We must couple John’s, “No one who is a child of God sins” (1 John 3:9a) with Paul’s, “The good thing I want to do, I never do; the evil thing which I do not want—that is what I do” (Romans 7:19). This is far too complex a matter for reflection on a blogpost that has already grown long, though I think that a good place to start would be to consider what is in the heart of the believer. When we truly and genuinely desire holiness, to love God and our neighbor, our sins will be kind of like “exhaust” on the journey, i.e. not willfully evil or deliberately injurious to others as the primary pattern of life.
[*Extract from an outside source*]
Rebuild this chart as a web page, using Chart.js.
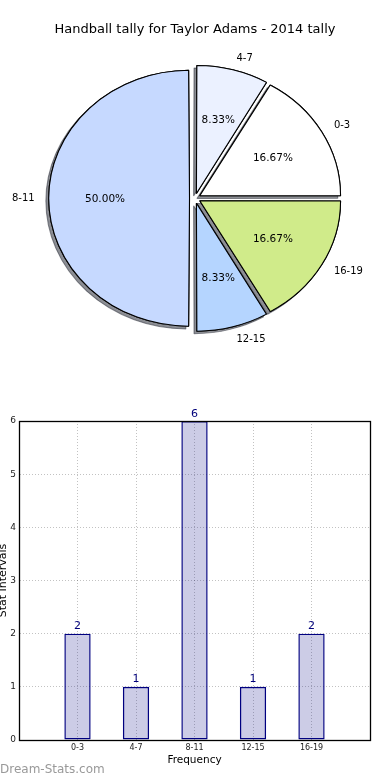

That is, they are evidence of weakness and imperfection rather than corruption that has been embraced while God is rejected.
Let me live in joy
The final stage in knowing the infinite love of God through the process of renewal after sin is to accept it all humbly and gladly, with childlike simplicity. We cannot do this, of course. Writing the points of these two blogposts down as if they were points in an instruction manual makes it come across as rather artificial, and of course no real relationship can be like that. We must always live with rough edges, incompletenesses, anomalies, and imperfections. God knows that.
Where John taught that “Perfect love drives out fear” (1 John 4:18a), we have to hope that maybe pretty good love reduces fear, and that we will grow step and step, stage by stage, seeking the holiness “without which no one will see the Lord” (Hebrews 12:14) but which is granted only by the will of God. (See Hebrews 10:10).
Finally we must believe that, “No created thing whatever will be able to come between us and the love of God, known to us in Christ our Lord” (Romans 8:39). By the grace and in the economy of God, therefore, even our sins and the sins of others against us can lead us and them more and more deeply into the fathomless depths of joy and peace and truth and love. In this life, these will always be mixed with pain and grief, but at the end we may expect that God “will wipe away every tear” (Revelation 21:4) and our joy “no one will take” from us (John 16:22b).